I’m sure you’ve all heard by now that theatre company Downstage, which operated out of the Hannah Playhouse (which is named after Hannahs shoes FYI), has had to close its curtains. “Woe is me,” goes the Wellington media and theatre community.
Meh. It’s not that I didn’t see some amazing works of theatre there—among others, Eli Kent’s The Infinite Art of Actually Caring blew my mind—it’s just that Downstage, like so many deceased theatre ventures in New Zealand, had a big hand in digging its own grave.

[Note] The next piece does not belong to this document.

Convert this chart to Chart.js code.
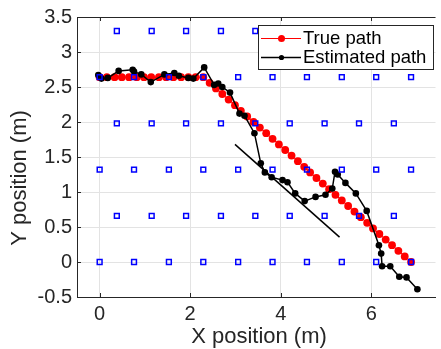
<!DOCTYPE html>
<html>
<head>
<meta charset="utf-8">
<script src="https://cdn.jsdelivr.net/npm/chart.js@4"></script>
<style>
  html, body { margin: 0; padding: 0; background: #fff; overflow: hidden; }
  canvas { display: block; }
</style>
</head>
<body>
<canvas id="pathChart" width="441" height="349"></canvas>
<script>
// anchor grid (blue squares)
const anchorRowsY = [3.3, 2.64, 1.98, 1.32, 0.66, 0];
const anchorColsOdd = [0.38, 1.15, 1.91, 2.68, 3.44, 4.2, 4.97, 5.73, 6.5];
const anchorColsEven = [0, 0.76, 1.53, 2.29, 3.06, 3.82, 4.58, 5.35, 6.11, 6.88];

// true path (red)
const trueX = [0, 0.16, 0.33, 0.49, 0.65, 0.82, 0.98, 1.14, 1.31, 1.47, 1.63, 1.8, 1.96, 2.12, 2.29,
    2.43, 2.57, 2.71, 2.85, 2.99, 3.12, 3.26, 3.4, 3.54, 3.68, 3.82, 3.96, 4.1, 4.24, 4.38, 4.52,
    4.65, 4.79, 4.93, 5.07, 5.21, 5.35, 5.49, 5.63, 5.77, 5.91, 6.04, 6.18, 6.32, 6.46, 6.6, 6.74, 6.88];
const trueY = [2.64, 2.64, 2.64, 2.64, 2.64, 2.64, 2.64, 2.64, 2.64, 2.64, 2.64, 2.64, 2.64, 2.64, 2.64,
    2.56, 2.48, 2.4, 2.32, 2.24, 2.16, 2.08, 2.0, 1.92, 1.84, 1.76, 1.68, 1.6, 1.52, 1.44, 1.36,
    1.28, 1.2, 1.12, 1.04, 0.96, 0.88, 0.8, 0.72, 0.64, 0.56, 0.48, 0.4, 0.32, 0.24, 0.16, 0.08, 0];

// estimated path (black)
const estX = [-0.03, 0.04, 0.18, 0.42, 0.73, 0.76, 0.92, 1.13, 1.43, 1.65, 1.75, 1.96, 2.07, 2.31,
    2.53, 2.62, 2.71, 2.88, 3.09, 3.2, 3.42, 3.56, 3.65, 3.8, 4.04, 4.15, 4.32, 4.53, 4.77, 4.99,
    5.14, 5.2, 5.26, 5.43, 5.66, 5.9, 6.17, 6.22, 6.24, 6.42, 6.62, 6.78, 7.02];
const estY = [2.67, 2.62, 2.63, 2.73, 2.745, 2.72, 2.68, 2.57, 2.68, 2.7, 2.66, 2.63, 2.62, 2.78,
    2.53, 2.55, 2.5, 2.42, 2.12, 2.09, 1.84, 1.41, 1.28, 1.21, 1.17, 1.14, 0.98, 0.87, 0.93, 0.96,
    1.05, 1.29, 1.25, 1.13, 0.98, 0.73, 0.24, 0.12, -0.06, -0.06, -0.21, -0.22, -0.39];

// fitted straight line
const lineX = [2.99, 5.3];
const lineY = [1.68, 0.356];

const xTicks = [0, 2, 4, 6];
const yTicks = [-0.5, 0, 0.5, 1, 1.5, 2, 2.5, 3, 3.5];
const legendLabels = ['True path', 'Estimated path'];
const xTitle = 'X position (m)';
const yTitle = 'Y position (m)';

const textColor = '#262626';
const fontFam = '"Liberation Sans", Arial, Helvetica, sans-serif';

function toPoints(xs, ys) {
    return xs.map((x, i) => ({ x: x, y: ys[i] }));
}

const anchorPoints = [];
anchorRowsY.forEach((y, r) => {
    const cols = r % 2 === 0 ? anchorColsOdd : anchorColsEven;
    cols.forEach(x => anchorPoints.push({ x: x, y: y }));
});

const matlabFrame = {
    id: 'matlabFrame',
    afterDraw(chart) {
        const ctx = chart.ctx;
        const a = chart.chartArea;
        const xs = chart.scales.x;
        const ys = chart.scales.y;
        ctx.save();
        ctx.strokeStyle = textColor;
        ctx.lineWidth = 1;
        ctx.beginPath();
        ctx.moveTo(a.left, a.top + 0.5);
        ctx.lineTo(a.right, a.top + 0.5);
        xTicks.forEach(v => {
            const px = Math.round(xs.getPixelForValue(v)) + 0.5;
            ctx.moveTo(px, a.bottom);
            ctx.lineTo(px, a.bottom - 4);
            ctx.moveTo(px, a.top);
            ctx.lineTo(px, a.top + 4);
        });
        yTicks.forEach(v => {
            const py = Math.round(ys.getPixelForValue(v)) + 0.5;
            ctx.moveTo(a.left, py);
            ctx.lineTo(a.left + 4, py);
        });
        ctx.stroke();

        // legend box
        const bx = 258.5, by = 25.5, bw = 175, bh = 44;
        ctx.fillStyle = '#fff';
        ctx.fillRect(bx, by, bw, bh);
        ctx.strokeStyle = textColor;
        ctx.strokeRect(bx, by, bw, bh);
        const rows = [
            { y: 38.5, color: '#ff0000', lw: 1, r: 3.5 },
            { y: 57.5, color: '#000000', lw: 1.5, r: 2.6 }
        ];
        ctx.font = '18.5px ' + fontFam;
        ctx.textBaseline = 'middle';
        rows.forEach((row, i) => {
            ctx.strokeStyle = row.color;
            ctx.lineWidth = row.lw;
            ctx.beginPath();
            ctx.moveTo(261, row.y);
            ctx.lineTo(301, row.y);
            ctx.stroke();
            ctx.fillStyle = row.color;
            ctx.beginPath();
            ctx.arc(281.5, row.y, row.r, 0, Math.PI * 2);
            ctx.fill();
            ctx.fillStyle = '#000';
            ctx.fillText(legendLabels[i], 303, row.y);
        });

        // axis titles
        ctx.fillStyle = textColor;
        ctx.font = '22px ' + fontFam;
        ctx.textAlign = 'center';
        ctx.textBaseline = 'middle';
        ctx.fillText(xTitle, 259, 337);
        ctx.translate(20, 178);
        ctx.rotate(-Math.PI / 2);
        ctx.fillText(yTitle, 0, 0);
        ctx.restore();
    }
};

new Chart(document.getElementById('pathChart'), {
    type: 'scatter',
    data: {
        datasets: [
            {
                label: 'anchors',
                data: anchorPoints,
                pointStyle: 'rect',
                pointRadius: 3.4,
                borderColor: '#0000ff',
                backgroundColor: 'rgba(255,255,255,0)',
                borderWidth: 1.5,
                showLine: false
            },
            {
                label: legendLabels[1],
                data: toPoints(estX, estY),
                showLine: true,
                borderColor: '#000',
                backgroundColor: '#000',
                borderWidth: 1.5,
                pointRadius: 3.3,
                pointBorderWidth: 0
            },
            {
                label: 'fit',
                data: toPoints(lineX, lineY),
                showLine: true,
                borderColor: '#000',
                borderWidth: 1.5,
                pointRadius: 0
            },
            {
                label: legendLabels[0],
                data: toPoints(trueX, trueY),
                showLine: true,
                borderColor: '#ff0000',
                backgroundColor: '#ff0000',
                borderWidth: 1,
                pointRadius: 3.9,
                pointBorderWidth: 0
            }
        ]
    },
    options: {
        responsive: false,
        devicePixelRatio: 1,
        animation: false,
        layout: { padding: { top: 16, right: 1, left: 0, bottom: 0 } },
        plugins: {
            legend: { display: false },
            tooltip: { enabled: false }
        },
        scales: {
            x: {
                type: 'linear',
                min: -0.5,
                max: 7.42,
                afterBuildTicks: axis => { axis.ticks = xTicks.map(v => ({ value: v })); },
                afterFit: axis => { axis.height = 52; },
                ticks: {
                    color: textColor,
                    font: { family: fontFam, size: 20 },
                    padding: 5,
                    maxRotation: 0,
                    callback: v => String(v)
                },
                grid: { color: '#e3e3e3', drawTicks: false },
                border: { color: textColor, width: 1 }
            },
            y: {
                type: 'linear',
                min: -0.5,
                max: 3.5,
                afterBuildTicks: axis => { axis.ticks = yTicks.map(v => ({ value: v })); },
                afterFit: axis => { axis.width = 77; },
                ticks: {
                    color: textColor,
                    font: { family: fontFam, size: 20 },
                    padding: 5,
                    callback: v => String(v)
                },
                grid: { color: '#e3e3e3', drawTicks: false },
                border: { color: textColor, width: 1 }
            }
        }
    },
    plugins: [matlabFrame]
});
</script>
</body>
</html>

In 2011, there was a bit of a crisis in funding, but Wellington City Council stepped in and has propped it up since then, as well as the Creative New Zealand funding and independent fundraising. However, the news that Creative New Zealand will no longer be giving $325,000 a year to Downstage, combined with low ticket sales, meant that it was no longer sustainable.

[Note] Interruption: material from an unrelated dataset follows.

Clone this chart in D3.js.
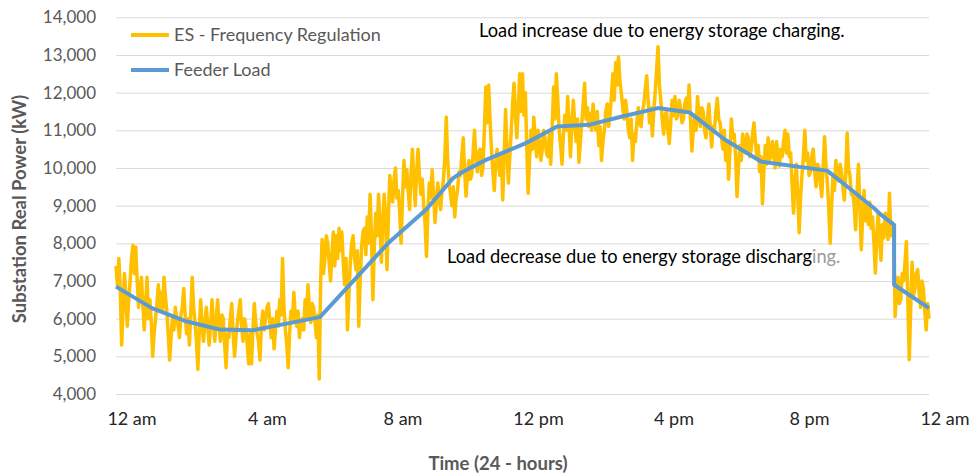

What the Wellington theatrical scene hasn’t seemed to grasp is this simple concept: without bums on seats, you don’t have a show. You need full houses, not only to bring money in the door, but to get people to spread the word so that they’ll bring money in the door. You are so much more likely to go to a show that your friend says is amazing than because Laurie Atkinson at the Dom Post thinks so.

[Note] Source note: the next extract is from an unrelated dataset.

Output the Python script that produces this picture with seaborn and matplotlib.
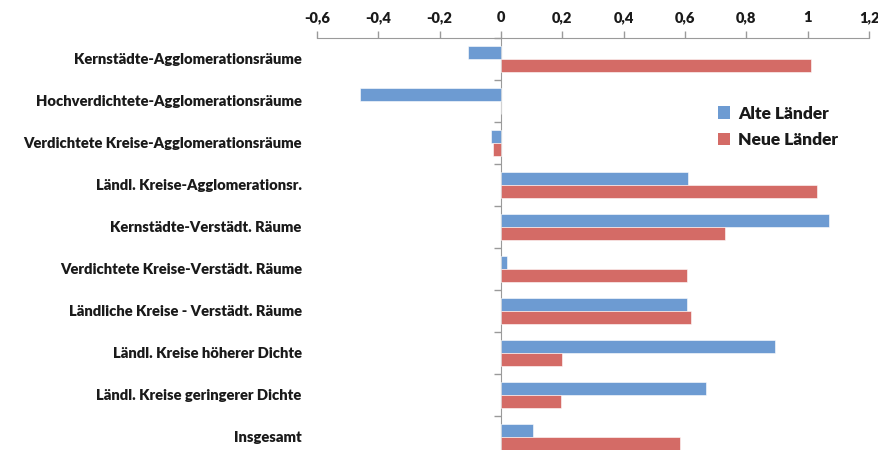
import seaborn as sns
import pandas as pd
import matplotlib.pyplot as plt
from matplotlib.patches import Patch

categories = [
    "Kernstädte-Agglomerationsräume",
    "Hochverdichtete-Agglomerationsräume",
    "Verdichtete Kreise-Agglomerationsräume",
    "Ländl. Kreise-Agglomerationsr.",
    "Kernstädte-Verstädt. Räume",
    "Verdichtete Kreise-Verstädt. Räume",
    "Ländliche Kreise - Verstädt. Räume",
    "Ländl. Kreise höherer Dichte",
    "Ländl. Kreise geringerer Dichte",
    "Insgesamt",
]
alte = [-0.107, -0.46, -0.033, 0.61, 1.07, 0.018, 0.605, 0.895, 0.667, 0.104]
neue = [1.01, 0.0, -0.025, 1.03, 0.73, 0.605, 0.62, 0.20, 0.195, 0.585]
series = ["Alte Länder", "Neue Länder"]
colors = ["#6D9BD2", "#D46B66"]
xticks = [-0.6, -0.4, -0.2, 0, 0.2, 0.4, 0.6, 0.8, 1.0, 1.2]
xticklabels = ["-0,6", "-0,4", "-0,2", "0", "0,2", "0,4", "0,6", "0,8", "1", "1,2"]

df = pd.DataFrame({
    "Kategorie": categories * 2,
    "Wert": alte + neue,
    "Serie": [series[0]] * len(categories) + [series[1]] * len(categories),
})

sns.set_style("white")
plt.rcParams["font.family"] = ["Lato", "DejaVu Sans"]
plt.rcParams["text.color"] = "#1a1a1a"

fig = plt.figure(figsize=(8.79, 4.5), dpi=100)
ax = fig.add_axes([317 / 879, -8 / 450, 552 / 879, 420 / 450])

sns.barplot(data=df, y="Kategorie", x="Wert", hue="Serie", orient="h",
            palette=colors, saturation=1, width=0.6, ax=ax, legend=False,
            edgecolor="white", linewidth=0.4)

ax.set_xlim(-0.6, 1.2)
ax.set_ylim(len(categories) - 0.5, -0.5)
ax.set_xlabel("")
ax.set_ylabel("")

# x axis on top
ax.xaxis.tick_top()
ax.set_xticks(xticks)
ax.set_xticklabels(xticklabels, fontweight="heavy", fontsize=10.5, color="#1a1a1a")
ax.tick_params(axis="x", direction="out", length=5, width=1, color="#9a9a9a", pad=5)
for s in ["left", "right", "bottom"]:
    ax.spines[s].set_visible(False)
ax.spines["top"].set_color("#9a9a9a")

# category labels
ax.set_yticks(range(len(categories)))
ax.set_yticklabels(categories, fontweight="heavy", fontsize=10.6, color="#1a1a1a")
ax.tick_params(axis="y", length=0, pad=11)

# vertical axis at x=0 with boundary ticks
sec = ax.secondary_yaxis(1 / 3)
sec.set_yticks([i - 0.5 for i in range(len(categories) + 1)])
sec.set_yticklabels([])
sec.tick_params(axis="y", direction="out", length=5, width=1, color="#9a9a9a")
sec.spines["left"].set_color("#9a9a9a")

handles = [Patch(facecolor=c, edgecolor="none") for c in colors]
fig.legend(handles, series, loc="upper left", bbox_to_anchor=(702 / 879, 1 - 90 / 450),
           frameon=False, prop={"weight": "heavy", "size": 12.5},
           handlelength=0.7, handleheight=0.7, handletextpad=0.5, labelspacing=0.6)

fig.savefig("out.png", dpi=100)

How do you get these mysterious arty bottoms on hard, scratchy seats? You lower the price. Or at least price appropriately. The problem with Downstage’s offerings is that they were new and exciting, perhaps too new for the older, moneyed-up honeys who like to meander round to Circa, and yet the people who should have been going (i.e people like us) are not going to pay $25 for a risk. We can go to BATS for $12, so if it’s crap we can still get a beer and not feel like it’s an evening wasted. But asking for $25+ with no student discounts, early-bird tickets or previews? It is such simple maths: you can get two yo-pros to go = $50, or you can get me and three of my friends to go for say $15 each and then when we all tell three people how wonderful it was, your ticket sales and takings increase exponentially. Duh!
Let’s hope the others can learn from Downstage’s mistakes—which weren’t just limited to ticketing—and keep the body of Wellington theatre breathing.